More detail on the argument passing in the following section

Reference arguments results and files

Using Namespaces

<<This section may go to Profiles>> The namespace are set in the profile file. Ideally the snippet should be agnostic on the final runtime execution, and it may be possible to run it as-is in different environment by only change the namespace in the profile.

More broadly the namespace is a mechanism to set the environment to where execute the chunk.

Supported namespace are:

  1. Path: assumes that the commands in the chunks are present in the environment $PATH

  2. Environment Modules: loads a set of specified modules before running the chunk

  3. Docker: run the chunk within a container image. This namespace supports also uDocker and singularity

Path

Environment Modules

Docker/Singularity/uDocker

Advanced Snippets in Python

The snippets are located in a python module (mind the __init__.py in the folder containing the snippets). In order to function, each snippet need to have 4 specific function:

  1. requirements: a function returning a dictionary with the necessary resource to run the snippet (used to allocate resource in queuing systems)

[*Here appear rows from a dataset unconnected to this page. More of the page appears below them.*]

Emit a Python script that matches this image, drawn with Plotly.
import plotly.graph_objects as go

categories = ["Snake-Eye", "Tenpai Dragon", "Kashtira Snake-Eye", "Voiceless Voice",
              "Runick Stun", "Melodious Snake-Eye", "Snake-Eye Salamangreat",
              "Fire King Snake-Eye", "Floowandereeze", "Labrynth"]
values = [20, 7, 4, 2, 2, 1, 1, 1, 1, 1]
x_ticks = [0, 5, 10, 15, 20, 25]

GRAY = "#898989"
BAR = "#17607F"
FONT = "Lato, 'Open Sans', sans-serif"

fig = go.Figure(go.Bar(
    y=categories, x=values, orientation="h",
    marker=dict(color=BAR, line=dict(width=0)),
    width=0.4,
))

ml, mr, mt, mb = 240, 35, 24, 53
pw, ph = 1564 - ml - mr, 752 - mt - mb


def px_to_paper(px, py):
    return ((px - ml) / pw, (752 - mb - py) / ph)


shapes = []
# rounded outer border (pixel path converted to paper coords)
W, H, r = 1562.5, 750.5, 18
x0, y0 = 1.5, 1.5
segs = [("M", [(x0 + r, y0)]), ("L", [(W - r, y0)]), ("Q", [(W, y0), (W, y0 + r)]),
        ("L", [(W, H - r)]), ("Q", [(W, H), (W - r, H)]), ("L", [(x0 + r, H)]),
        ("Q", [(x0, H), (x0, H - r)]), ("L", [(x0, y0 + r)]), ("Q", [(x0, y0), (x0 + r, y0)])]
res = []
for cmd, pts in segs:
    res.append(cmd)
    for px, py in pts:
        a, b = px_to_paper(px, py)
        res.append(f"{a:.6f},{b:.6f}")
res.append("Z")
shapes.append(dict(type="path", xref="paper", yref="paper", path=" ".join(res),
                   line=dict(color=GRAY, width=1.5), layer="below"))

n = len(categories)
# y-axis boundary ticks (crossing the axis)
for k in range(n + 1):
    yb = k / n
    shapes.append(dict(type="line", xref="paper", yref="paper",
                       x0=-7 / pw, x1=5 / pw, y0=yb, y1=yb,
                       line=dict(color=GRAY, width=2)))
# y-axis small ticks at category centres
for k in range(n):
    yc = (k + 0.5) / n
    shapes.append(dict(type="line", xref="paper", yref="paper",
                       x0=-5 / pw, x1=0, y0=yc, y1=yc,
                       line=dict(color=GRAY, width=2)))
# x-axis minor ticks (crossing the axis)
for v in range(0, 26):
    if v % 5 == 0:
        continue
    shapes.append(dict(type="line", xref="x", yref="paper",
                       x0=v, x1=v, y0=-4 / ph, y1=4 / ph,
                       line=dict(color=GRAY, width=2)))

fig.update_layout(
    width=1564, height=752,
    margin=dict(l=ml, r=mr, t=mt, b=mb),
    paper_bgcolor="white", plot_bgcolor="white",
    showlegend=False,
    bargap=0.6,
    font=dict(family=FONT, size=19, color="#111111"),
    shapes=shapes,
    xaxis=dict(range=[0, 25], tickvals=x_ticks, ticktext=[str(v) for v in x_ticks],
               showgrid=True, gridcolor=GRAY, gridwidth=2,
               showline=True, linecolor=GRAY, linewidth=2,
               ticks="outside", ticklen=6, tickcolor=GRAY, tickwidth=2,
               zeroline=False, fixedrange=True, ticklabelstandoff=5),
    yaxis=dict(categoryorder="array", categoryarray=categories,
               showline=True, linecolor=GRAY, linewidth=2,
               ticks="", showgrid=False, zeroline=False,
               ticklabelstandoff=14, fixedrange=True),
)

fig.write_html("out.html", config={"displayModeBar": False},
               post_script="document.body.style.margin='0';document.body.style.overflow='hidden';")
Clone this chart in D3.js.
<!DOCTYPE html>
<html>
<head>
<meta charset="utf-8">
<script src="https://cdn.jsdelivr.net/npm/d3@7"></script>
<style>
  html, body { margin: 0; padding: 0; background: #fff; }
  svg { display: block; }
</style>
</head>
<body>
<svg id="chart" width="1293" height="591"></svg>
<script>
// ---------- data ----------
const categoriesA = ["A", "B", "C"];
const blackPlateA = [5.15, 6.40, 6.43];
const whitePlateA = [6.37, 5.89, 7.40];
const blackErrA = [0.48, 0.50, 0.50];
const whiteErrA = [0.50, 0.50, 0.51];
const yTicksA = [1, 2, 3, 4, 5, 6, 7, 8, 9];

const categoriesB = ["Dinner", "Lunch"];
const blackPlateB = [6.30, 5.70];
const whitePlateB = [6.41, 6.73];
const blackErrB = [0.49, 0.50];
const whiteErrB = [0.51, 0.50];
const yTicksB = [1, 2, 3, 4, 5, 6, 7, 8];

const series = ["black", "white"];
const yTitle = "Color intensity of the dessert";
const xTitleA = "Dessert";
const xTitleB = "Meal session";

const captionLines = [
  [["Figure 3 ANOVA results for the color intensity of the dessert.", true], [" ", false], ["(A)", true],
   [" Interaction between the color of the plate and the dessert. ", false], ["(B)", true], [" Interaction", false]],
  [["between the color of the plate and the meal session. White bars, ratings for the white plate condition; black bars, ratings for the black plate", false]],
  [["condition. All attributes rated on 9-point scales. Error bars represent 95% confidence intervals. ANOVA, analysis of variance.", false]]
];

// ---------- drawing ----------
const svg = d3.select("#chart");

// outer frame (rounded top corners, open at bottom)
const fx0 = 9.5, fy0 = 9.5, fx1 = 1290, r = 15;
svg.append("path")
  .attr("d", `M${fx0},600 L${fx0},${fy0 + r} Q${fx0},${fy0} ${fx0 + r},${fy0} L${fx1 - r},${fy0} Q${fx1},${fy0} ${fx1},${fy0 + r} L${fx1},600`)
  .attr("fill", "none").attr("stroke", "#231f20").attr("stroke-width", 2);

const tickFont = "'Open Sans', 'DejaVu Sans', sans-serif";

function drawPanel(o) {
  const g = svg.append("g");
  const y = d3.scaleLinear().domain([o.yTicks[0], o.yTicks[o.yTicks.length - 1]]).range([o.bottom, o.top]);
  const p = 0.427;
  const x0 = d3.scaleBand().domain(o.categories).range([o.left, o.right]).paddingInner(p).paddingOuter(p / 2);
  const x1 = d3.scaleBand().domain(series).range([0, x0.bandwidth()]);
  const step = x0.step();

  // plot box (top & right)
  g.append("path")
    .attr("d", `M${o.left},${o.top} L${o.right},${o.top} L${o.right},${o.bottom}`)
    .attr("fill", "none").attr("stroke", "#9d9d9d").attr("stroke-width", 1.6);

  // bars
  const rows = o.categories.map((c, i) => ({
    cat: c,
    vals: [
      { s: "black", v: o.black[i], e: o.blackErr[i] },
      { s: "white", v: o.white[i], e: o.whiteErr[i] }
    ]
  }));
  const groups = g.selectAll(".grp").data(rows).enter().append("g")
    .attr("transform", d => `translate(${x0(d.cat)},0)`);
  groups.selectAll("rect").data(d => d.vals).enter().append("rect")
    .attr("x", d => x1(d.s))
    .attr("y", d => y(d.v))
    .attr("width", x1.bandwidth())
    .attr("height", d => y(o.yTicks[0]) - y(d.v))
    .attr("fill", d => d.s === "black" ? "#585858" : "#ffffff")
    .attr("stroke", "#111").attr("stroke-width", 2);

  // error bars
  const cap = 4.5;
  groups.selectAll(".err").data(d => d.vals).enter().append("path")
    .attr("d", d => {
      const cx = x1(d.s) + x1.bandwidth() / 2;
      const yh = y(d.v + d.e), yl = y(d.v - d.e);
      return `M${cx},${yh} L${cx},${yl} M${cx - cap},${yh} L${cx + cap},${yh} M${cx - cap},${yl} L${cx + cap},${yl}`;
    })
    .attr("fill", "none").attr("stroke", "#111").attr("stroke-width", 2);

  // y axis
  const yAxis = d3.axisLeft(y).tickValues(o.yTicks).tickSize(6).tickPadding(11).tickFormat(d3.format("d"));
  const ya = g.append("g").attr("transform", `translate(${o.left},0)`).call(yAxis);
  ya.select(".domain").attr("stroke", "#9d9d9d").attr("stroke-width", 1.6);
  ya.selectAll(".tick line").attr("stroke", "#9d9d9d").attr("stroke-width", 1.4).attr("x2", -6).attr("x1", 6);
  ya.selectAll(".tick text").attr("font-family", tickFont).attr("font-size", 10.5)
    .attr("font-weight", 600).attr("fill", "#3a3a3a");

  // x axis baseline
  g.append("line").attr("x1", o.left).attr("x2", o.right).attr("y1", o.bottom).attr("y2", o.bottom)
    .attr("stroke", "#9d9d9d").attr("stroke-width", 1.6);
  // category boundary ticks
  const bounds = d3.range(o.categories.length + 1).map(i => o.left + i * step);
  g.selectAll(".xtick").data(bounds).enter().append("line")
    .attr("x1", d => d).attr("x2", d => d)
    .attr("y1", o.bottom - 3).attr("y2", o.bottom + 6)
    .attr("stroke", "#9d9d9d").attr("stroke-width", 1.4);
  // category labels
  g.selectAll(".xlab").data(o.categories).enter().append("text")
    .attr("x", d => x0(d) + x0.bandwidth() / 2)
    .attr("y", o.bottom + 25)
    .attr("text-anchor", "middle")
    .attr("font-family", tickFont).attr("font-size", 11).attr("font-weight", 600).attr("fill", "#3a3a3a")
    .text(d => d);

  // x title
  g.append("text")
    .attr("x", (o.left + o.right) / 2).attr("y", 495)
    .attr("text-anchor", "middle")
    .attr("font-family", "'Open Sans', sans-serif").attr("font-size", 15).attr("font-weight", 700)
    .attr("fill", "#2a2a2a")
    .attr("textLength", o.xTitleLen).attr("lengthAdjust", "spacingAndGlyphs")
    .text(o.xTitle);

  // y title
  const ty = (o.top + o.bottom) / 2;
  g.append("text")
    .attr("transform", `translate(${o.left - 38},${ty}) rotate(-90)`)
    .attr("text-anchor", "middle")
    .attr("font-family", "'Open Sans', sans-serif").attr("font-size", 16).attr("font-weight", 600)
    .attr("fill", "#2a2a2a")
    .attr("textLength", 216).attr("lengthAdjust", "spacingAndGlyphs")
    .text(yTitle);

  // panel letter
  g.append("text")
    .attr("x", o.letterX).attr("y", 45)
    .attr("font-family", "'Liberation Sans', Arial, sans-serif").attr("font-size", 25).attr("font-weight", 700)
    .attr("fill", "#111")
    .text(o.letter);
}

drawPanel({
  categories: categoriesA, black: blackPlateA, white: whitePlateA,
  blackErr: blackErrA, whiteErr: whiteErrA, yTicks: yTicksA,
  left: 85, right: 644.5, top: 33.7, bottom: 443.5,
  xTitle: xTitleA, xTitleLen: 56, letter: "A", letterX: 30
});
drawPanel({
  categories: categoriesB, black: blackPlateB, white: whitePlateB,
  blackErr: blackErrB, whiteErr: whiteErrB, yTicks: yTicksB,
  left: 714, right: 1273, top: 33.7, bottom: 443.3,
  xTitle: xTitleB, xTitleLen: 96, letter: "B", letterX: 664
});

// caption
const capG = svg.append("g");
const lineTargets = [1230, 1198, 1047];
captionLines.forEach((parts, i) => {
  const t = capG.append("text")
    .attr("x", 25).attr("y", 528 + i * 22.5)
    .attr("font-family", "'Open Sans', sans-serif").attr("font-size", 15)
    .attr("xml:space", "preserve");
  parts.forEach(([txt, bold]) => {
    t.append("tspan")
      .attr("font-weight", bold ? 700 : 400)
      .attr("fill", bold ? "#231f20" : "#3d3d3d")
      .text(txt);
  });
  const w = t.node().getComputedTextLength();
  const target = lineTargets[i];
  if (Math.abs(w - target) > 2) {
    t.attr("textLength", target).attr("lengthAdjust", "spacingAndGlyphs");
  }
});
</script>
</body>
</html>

  2. results: a function accepting a dictionary with the snippet arguments and returning a dictionary listing all the files produced by the execution of the snippet

  3. add_parser: a function that implement the argparse module and defines the command line arguments accepted by the snippet

  4. a function named as the snippet file name (without the .py extension), containing the code for the execution of the tool

from pype.process import Command


def requirements():
    return({
        'ncpu': 1,
        'time': '00:01:00',
        'mem': '1gb'})


def results(argv):
    output = None
    try:
        output = argv['-o']
    except KeyError:
        try:
            output = argv['--output']
        except KeyError as e:
            raise e
    return({'file_out': output})


def add_parser(subparsers, module_name):
    return subparsers.add_parser(
        module_name, help='Test snippet example -in python-',
        add_help=False)


def test_adv_args(parser, argv):
    parser.add_argument(
        '-i', '--input', dest='input', nargs='*',
        help='input(s) text file', type=str, required=True)
    parser.add_argument(
        '-o', '--output', dest='output', type=str,
        default='output.txt', help='output file')
    return parser.parse_args(argv)


def test_adv(subparsers, module_name, argv, profile, log):
    args = test_adv_args(
        add_parser(subparsers, module_name), argv)

    dummy_file = profile.files['dummy_file']

    cmd1 = 'cat %s %s' % (
        ' '.join(args.input), dummy_file)
    cmd2 = 'awk \'{ print toupper($0) }\''
    cmd3 = 'awk \'{ print tolower($0) }\''

    cat = Command(
        cmd1, log, profile, 'cat')
    to_up = Command(
        cmd2, log, profile, 'to_up')
    to_low = Command(
        cmd3, log, profile, 'too_low')
    for input_file in args.input:
        cat.add_input(input_file)
    cat.add_input(dummy_file)
    to_low.add_output(args.output)
    cat.add_namespace(profile.programs['alpine_3'])
    to_up.add_namespace(profile.programs['alpine_3'])
    to_low.add_namespace(profile.programs['alpine_3'])
    to_up.pipe_in(cat)
    to_low.pipe_in(to_up)

    with open(args.output, 'wt') as output:
        to_low.run()
        for line in to_low.stdout:
            output.write(line.decode('utf-8'))
        to_low.close()